The Problems We Have With Problems

In my time as a developer and leader of other developers, I’ve focused a lot of my effort on understanding how people diagnose and solve problems.

This is an extremely broad topic, obviously, but still some interesting things have emerged as a fruit of my intrigue.

Here’s an incomplete list of things that make problems… well, problematic, for humans.

  • Mixing up recognition with diagnosis
  • Confusing symptoms for roots
  • Trusting narrative over facts
  • Strict dichotomization
  • Visible focus
  • Control fallacy
  • Tunnel vision
  • Hindsight narratives
  • Irrational, but popular, beliefs

Each of these is hard to see if you’re in the middle of it. Extremely hard to predict. Easier to see in others, but also elusive because none of these problems presents itself perfectly.

Unfortunately this post won’t give you a silver bullet, but here’s a few things to try.

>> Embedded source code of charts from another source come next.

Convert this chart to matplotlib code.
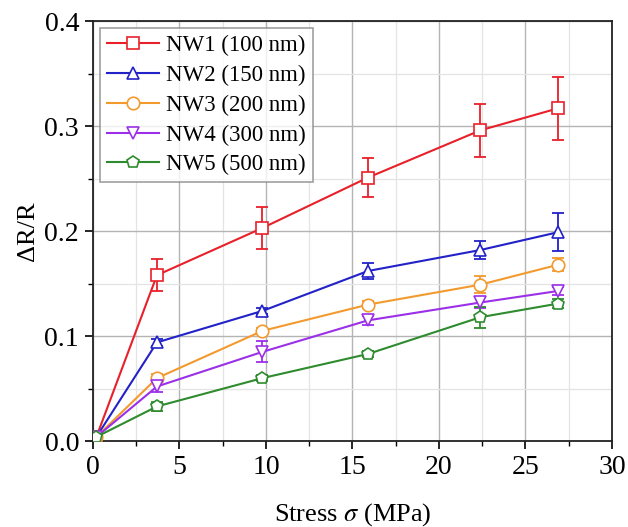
import matplotlib
matplotlib.use("Agg")
import matplotlib.pyplot as plt
from matplotlib.ticker import MultipleLocator

plt.rcParams['font.family'] = ['Liberation Serif', 'DejaVu Serif']
plt.rcParams['mathtext.fontset'] = 'stix'

stress = [0.2, 3.7, 9.8, 15.9, 22.4, 26.9]
labels = ["NW1 (100 nm)", "NW2 (150 nm)", "NW3 (200 nm)", "NW4 (300 nm)", "NW5 (500 nm)"]
nw1 = [0.004, 0.158, 0.203, 0.251, 0.296, 0.317]
nw1_err = [0.0, 0.015, 0.020, 0.019, 0.025, 0.030]
nw2 = [0.004, 0.094, 0.124, 0.162, 0.182, 0.199]
nw2_err = [0.0, 0.003, 0.003, 0.008, 0.009, 0.018]
nw3 = [0.004, 0.060, 0.105, 0.130, 0.149, 0.168]
nw3_err = [0.0, 0.004, 0.003, 0.003, 0.008, 0.006]
nw4 = [0.004, 0.052, 0.085, 0.115, 0.132, 0.143]
nw4_err = [0.0, 0.005, 0.010, 0.004, 0.005, 0.004]
nw5 = [0.004, 0.033, 0.060, 0.083, 0.118, 0.131]
nw5_err = [0.0, 0.004, 0.003, 0.003, 0.010, 0.004]

series = [nw1, nw2, nw3, nw4, nw5]
errors = [nw1_err, nw2_err, nw3_err, nw4_err, nw5_err]
colors = ['#E8202A', '#2222C8', '#F29A2E', '#9B30E8', '#2E8B2E']
markers = ['s', '^', 'o', 'v', 'p']

fig = plt.figure(figsize=(6.28, 5.27), dpi=100)
ax = fig.add_axes([0.148, 0.163, 0.8265, 0.797])

handles = []
for y, e, c, m, lab in zip(series, errors, colors, markers, labels):
    ax.errorbar(stress, y, yerr=e, fmt='none', ecolor=c,
                capsize=4, elinewidth=1.3, capthick=1.3, zorder=3)
    ln, = ax.plot(stress, y, color=c, marker=m, markersize=9,
                  markerfacecolor='white', markeredgecolor=c, markeredgewidth=1.2,
                  linewidth=1.5, label=lab, zorder=4)
    handles.append(ln)

ax.set_xlim(0, 30)
ax.set_ylim(0, 0.4)
ax.xaxis.set_major_locator(MultipleLocator(5))
ax.xaxis.set_minor_locator(MultipleLocator(2.5))
ax.yaxis.set_minor_locator(MultipleLocator(0.05))
ax.set_yticks([0.0, 0.1, 0.2, 0.3, 0.4])
ax.set_yticklabels(['0.0', '0.1', '0.2', '0.3', '0.4'])

ax.grid(True, which='major', color='#b4b4b4', linewidth=1.0, zorder=0)
ax.grid(True, which='minor', color='#e4e4e4', linewidth=0.9, zorder=0)
ax.set_axisbelow(True)

ax.tick_params(which='major', direction='out', length=6, width=1.2, labelsize=20,
               top=False, right=False, pad=4)
ax.tick_params(which='minor', direction='out', length=3.5, width=1.0,
               top=False, right=False)
for s in ax.spines.values():
    s.set_linewidth(1.3)
    s.set_color('#222222')

ax.set_xlabel(r'Stress $\sigma$ (MPa)', fontsize=19, labelpad=15)
ax.set_ylabel(r'ΔR/R', fontsize=19, labelpad=4)

leg = ax.legend(handles=handles, loc='upper left', fontsize=16.5, frameon=True, fancybox=False,
                edgecolor='#888888', borderpad=0.3, handlelength=2.3,
                handletextpad=0.3, labelspacing=0.38, borderaxespad=0.3)
leg.get_frame().set_linewidth(1.2)

fig.savefig('out.png', dpi=100)
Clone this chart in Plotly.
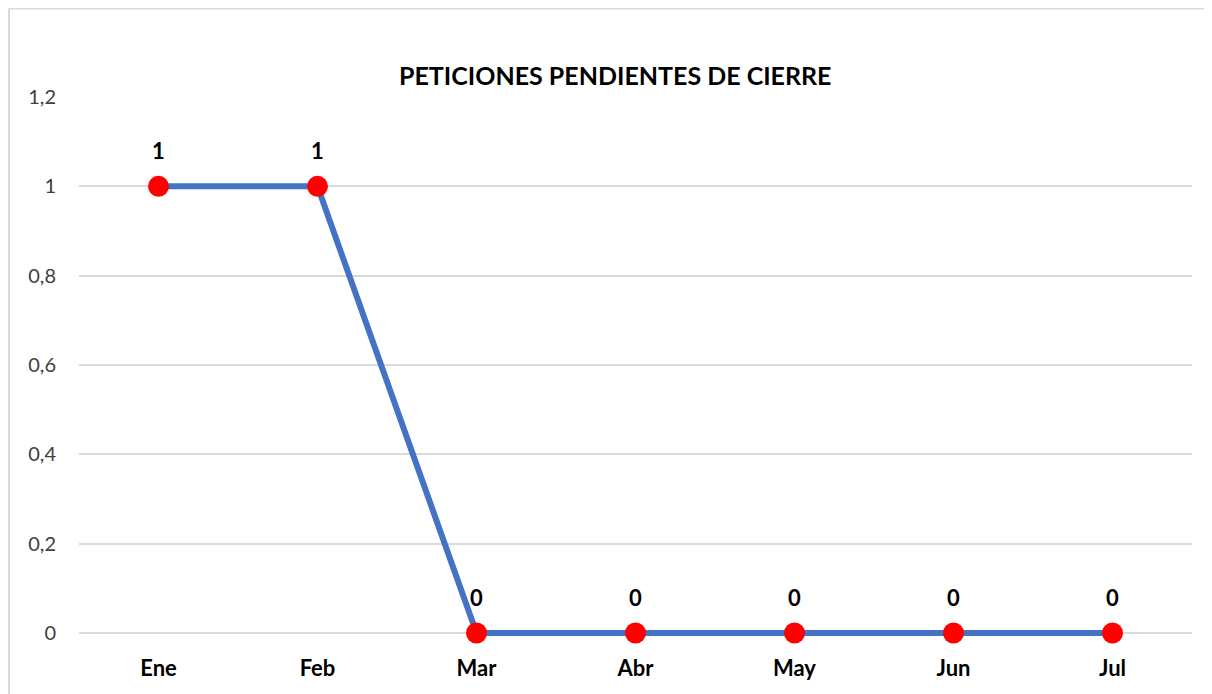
import plotly.graph_objects as go

months = ["Ene", "Feb", "Mar", "Abr", "May", "Jun", "Jul"]
pendientes = [1, 1, 0, 0, 0, 0, 0]
y_ticks = [0, 0.2, 0.4, 0.6, 0.8, 1, 1.2]
title_text = "PETICIONES PENDIENTES DE CIERRE"

FONT = "Lato, Open Sans, sans-serif"

fig = go.Figure()
fig.add_trace(go.Scatter(
    x=months, y=pendientes, mode="lines+markers",
    line=dict(color="#4472C4", width=6),
    marker=dict(color="#FF0000", size=21),
    cliponaxis=False,
    showlegend=False, hoverinfo="skip",
))

for m, v in zip(months, pendientes):
    fig.add_annotation(x=m, y=v, text=f"<b>{v}</b>", showarrow=False,
                       yshift=36, font=dict(family=FONT, size=22, color="#000000"))

fig.add_annotation(xref="paper", yref="paper", x=0.4816, y=1.041, xanchor="center", yanchor="middle",
                   text=f"<b>{title_text}</b>", showarrow=False,
                   font=dict(family=FONT, size=25, color="#000000"))

# outer chart frame (top and left edges visible)
fig.add_shape(type="line", xref="paper", yref="paper", x0=-0.0629, x1=1.05, y0=1.1642, y1=1.1642,
              line=dict(color="#D9D9D9", width=2))
fig.add_shape(type="line", xref="paper", yref="paper", x0=-0.0629, x1=-0.0629, y0=-0.2, y1=1.1642,
              line=dict(color="#D9D9D9", width=2))

fig.update_layout(
    width=1204, height=686,
    margin=dict(l=71, r=20, t=89, b=58),
    paper_bgcolor="white", plot_bgcolor="white",
    separators=",.",
    font=dict(family=FONT, size=20, color="#404040"),
    xaxis=dict(type="category", range=[-0.5, 6.5], showgrid=False, zeroline=False,
               showline=False, ticks="", ticklabelstandoff=17,
               tickfont=dict(family=FONT, size=22, color="#000000"),
               tickvals=months, ticktext=[f"<b>{m}</b>" for m in months]),
    yaxis=dict(range=[-0.0067, 1.2], tickvals=y_ticks, showgrid=True, gridcolor="#D9D9D9", gridwidth=2,
               zeroline=False, showline=False, ticks="", ticklabelstandoff=22,
               tickfont=dict(family=FONT, size=20, color="#404040")),
)

fig.write_html("out.html")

  • Pair awareness with humility. Know that these things exist, and that you are vulnerable to them because you are human.
  • Seek truth, not victory. Truth is it’s own real victory – the efficient and rational victory, different from a perception-only kind of vanity-victory.
  • Don’t despise questions. Questions are often uncomfortable, difficult to answer, and may even seem like a waste of time. They are not. Generate more questions than answers.
  • Always remember the dark matter. We see very little of what’s going on at any point in time. Most of the time, our perception is less than the tip of the iceberg. Be happy and quick to blame randomness for a significant portion, if not all, of your successes and your failures, and then see if you can draw out similarities after you’ve accepted the role of the dark matter.
  • Fight echo chambers by making more relationships and seeking wider experiences. Typical routines and limited relationships will keep your mind in one lane. Get into another lane. Try new things, meet new people, read new books, take a new way home. Allow randomness and serendipity into your life; not because those relationships must materialize into new opportunities, but because your brain is healthier with the variety.
  • Separate analysis from sense-making. We crave sense-making. We instinctively search for causes to avoid future threats and compare our own situations against a good or bad outcome. In order to keep analysis and sense-making separate, use frameworks and cross-checking for analysis that doesn’t produce a “narrative.” (Don’t forget dark matter: there may be no sense to be made.)
  • Beware of certainty. Notice I didn’t say “beware of confidence.” You can be confident, and still uncertain. You can also act in bravery. But certainty is often a sign of turning something that is gray into something that is black or white; this kind of dichotomization, when done many times over, can generate a lot of error.
  • Meditate on the fact that good people fail often. We don’t read failure stories often enough to realize just how common they are. Very few mediocre stories make for good books, or documentaries. Remember that sometimes, despite all of your effort, failure or lackluster outcomes can still happen. Be thankful for them. If you don’t choose to be thankful, you only hurt yourself.

This is a short list in a category where lists don’t solve the problem. However, if you’re reading this right now, I hope you leave this page encouraged and equally humbled at the reality of the complexity of problems we face every day. Give yourself, and others, grace. When you feel like you’ve done that, double it. We all need more grace.